Prior to August 27th, Glen Perkins was a surprisingly good pitcher. Stuck in the middle of a transition from the bullpen, this 25-year old young man sported an ERA of 3.90 to go with an 11-3 record. He was getting the job done as the fifth starter in the Minnesota rotation.
Then he slowly started to unravel.
He went seven innings against Seattle on the 27th of August, giving up four runs on eight hits as he watched his ERA balloon by six points. Things only went downhill from there. Every start he has made in the month of September has been a disaster. He has given up twenty runs in his last four starts (unearned included). His ERA during that time is a whopping 9.42.
Or should I say, "during this time." Perkins hasn't found his paddle yet, and he is clearly up the creek without one.

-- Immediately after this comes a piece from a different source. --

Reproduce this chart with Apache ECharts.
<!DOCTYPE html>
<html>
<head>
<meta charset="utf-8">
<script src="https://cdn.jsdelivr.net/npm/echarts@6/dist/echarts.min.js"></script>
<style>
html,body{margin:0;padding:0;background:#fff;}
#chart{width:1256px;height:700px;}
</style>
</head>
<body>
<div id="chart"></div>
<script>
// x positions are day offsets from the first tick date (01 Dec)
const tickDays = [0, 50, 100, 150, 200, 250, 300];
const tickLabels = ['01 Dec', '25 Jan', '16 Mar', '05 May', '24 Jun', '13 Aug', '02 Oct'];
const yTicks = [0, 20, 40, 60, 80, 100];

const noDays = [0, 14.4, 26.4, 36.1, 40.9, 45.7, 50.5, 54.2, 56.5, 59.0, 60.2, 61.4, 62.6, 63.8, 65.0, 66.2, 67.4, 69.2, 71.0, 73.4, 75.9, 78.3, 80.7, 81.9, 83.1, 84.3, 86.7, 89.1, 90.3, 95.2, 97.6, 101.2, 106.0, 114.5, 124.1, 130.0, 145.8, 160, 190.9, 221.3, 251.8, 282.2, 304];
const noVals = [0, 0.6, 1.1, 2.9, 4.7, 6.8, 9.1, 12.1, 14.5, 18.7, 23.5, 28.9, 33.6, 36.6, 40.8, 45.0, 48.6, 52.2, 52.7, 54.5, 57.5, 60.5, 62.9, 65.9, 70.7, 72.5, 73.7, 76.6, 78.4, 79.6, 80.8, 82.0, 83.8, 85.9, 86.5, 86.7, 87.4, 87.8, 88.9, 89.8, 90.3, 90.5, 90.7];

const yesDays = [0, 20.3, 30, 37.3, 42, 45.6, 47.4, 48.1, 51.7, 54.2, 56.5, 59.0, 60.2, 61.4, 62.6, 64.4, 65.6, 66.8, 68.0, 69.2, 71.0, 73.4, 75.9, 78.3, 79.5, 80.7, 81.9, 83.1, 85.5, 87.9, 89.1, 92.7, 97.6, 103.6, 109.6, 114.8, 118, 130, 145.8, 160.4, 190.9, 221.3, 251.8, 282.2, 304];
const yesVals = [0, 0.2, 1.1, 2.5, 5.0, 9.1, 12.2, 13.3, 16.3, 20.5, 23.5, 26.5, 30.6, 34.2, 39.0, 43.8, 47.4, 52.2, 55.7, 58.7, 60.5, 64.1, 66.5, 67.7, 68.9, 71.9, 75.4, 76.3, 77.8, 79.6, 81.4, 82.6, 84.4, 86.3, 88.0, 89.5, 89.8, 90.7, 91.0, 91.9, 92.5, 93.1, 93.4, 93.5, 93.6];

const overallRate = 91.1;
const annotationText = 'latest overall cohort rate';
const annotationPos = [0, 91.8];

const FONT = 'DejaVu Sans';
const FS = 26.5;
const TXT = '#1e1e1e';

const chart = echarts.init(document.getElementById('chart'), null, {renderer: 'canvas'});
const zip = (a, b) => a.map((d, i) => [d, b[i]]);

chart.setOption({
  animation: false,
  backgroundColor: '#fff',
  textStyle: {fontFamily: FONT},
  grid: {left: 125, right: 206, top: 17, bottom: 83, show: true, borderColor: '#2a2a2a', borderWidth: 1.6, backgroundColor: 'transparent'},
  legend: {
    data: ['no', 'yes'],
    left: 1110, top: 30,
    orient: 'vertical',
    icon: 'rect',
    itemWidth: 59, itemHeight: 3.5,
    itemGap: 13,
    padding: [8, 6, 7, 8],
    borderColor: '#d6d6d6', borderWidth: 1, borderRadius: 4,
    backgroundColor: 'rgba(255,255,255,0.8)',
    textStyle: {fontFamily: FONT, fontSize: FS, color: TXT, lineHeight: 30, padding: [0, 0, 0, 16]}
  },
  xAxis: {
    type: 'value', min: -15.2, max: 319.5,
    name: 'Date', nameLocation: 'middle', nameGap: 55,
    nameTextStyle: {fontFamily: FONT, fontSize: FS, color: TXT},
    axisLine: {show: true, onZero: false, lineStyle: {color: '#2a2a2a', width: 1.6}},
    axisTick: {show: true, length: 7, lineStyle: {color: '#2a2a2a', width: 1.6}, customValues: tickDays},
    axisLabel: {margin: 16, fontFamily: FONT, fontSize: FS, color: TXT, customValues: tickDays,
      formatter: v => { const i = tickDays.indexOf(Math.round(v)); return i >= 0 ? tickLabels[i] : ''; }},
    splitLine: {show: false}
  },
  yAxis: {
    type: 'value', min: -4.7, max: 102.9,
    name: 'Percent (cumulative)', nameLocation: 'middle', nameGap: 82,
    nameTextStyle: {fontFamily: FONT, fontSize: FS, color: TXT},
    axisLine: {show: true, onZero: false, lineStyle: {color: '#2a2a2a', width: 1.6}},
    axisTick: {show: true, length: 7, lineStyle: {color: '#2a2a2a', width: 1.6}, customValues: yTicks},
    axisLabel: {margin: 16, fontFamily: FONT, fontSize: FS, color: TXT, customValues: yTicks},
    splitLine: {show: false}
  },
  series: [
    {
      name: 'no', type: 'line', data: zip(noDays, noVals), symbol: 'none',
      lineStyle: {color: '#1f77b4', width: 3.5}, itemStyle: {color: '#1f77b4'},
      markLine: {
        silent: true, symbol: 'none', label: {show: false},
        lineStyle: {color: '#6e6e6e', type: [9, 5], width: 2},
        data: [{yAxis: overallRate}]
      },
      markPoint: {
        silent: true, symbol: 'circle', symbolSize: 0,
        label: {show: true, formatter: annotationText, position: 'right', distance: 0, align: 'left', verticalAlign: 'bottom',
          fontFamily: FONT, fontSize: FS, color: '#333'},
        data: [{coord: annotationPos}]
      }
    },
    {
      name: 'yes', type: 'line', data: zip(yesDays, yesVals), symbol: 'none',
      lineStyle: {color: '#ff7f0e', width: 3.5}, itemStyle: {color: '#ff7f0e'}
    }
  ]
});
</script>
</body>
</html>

Last night Perkins was slated to start against the Tampa Bay Rays and lasted all of two outs. He allowed five runs to score, of which only two were earned. You could excuse his most recent poor outing and place the blame on the shoulders of the defense behind him, but the fact of the matter is that his xFIP is a glaring 5.06. That means that when you remove factors beyond Perkin's control, he has an ERA of 5.06.
Perkins average WPA (Win Probability Added) during his last four games is -.210, meaning that the last four times he has taken the mound the Twins have had lost over 20% of their chance to win. By contrast, the Royal's Kyle Davies, who is far from consistent, has an average WPA of .038 during his last four starts.
What is causing Perkins to shut down? The most obvious and logical reason is the dramatic increase in workload. While he hasn't pitched very many innings compared to other starting pitchers, Perkins has already passed his pitch count from last year by over 500. The simple reasoning behind his lack of inspiring starts could very well be the fact that he is overworked.
Even if that wasn't the case, Perkins will only make one more trip to the mound in 2008, at least in a starter role. Should the Twins find a way to overtake the Chicago White Sox in their division Perkins will almost certainly be moved back to the bullpen, where he can be more effective. The Twins would probably move to a three man rotation in the playoffs; Liriano, Baker, and Slowey.
And I refuse to talk about Blackburn and his horrible starts lately.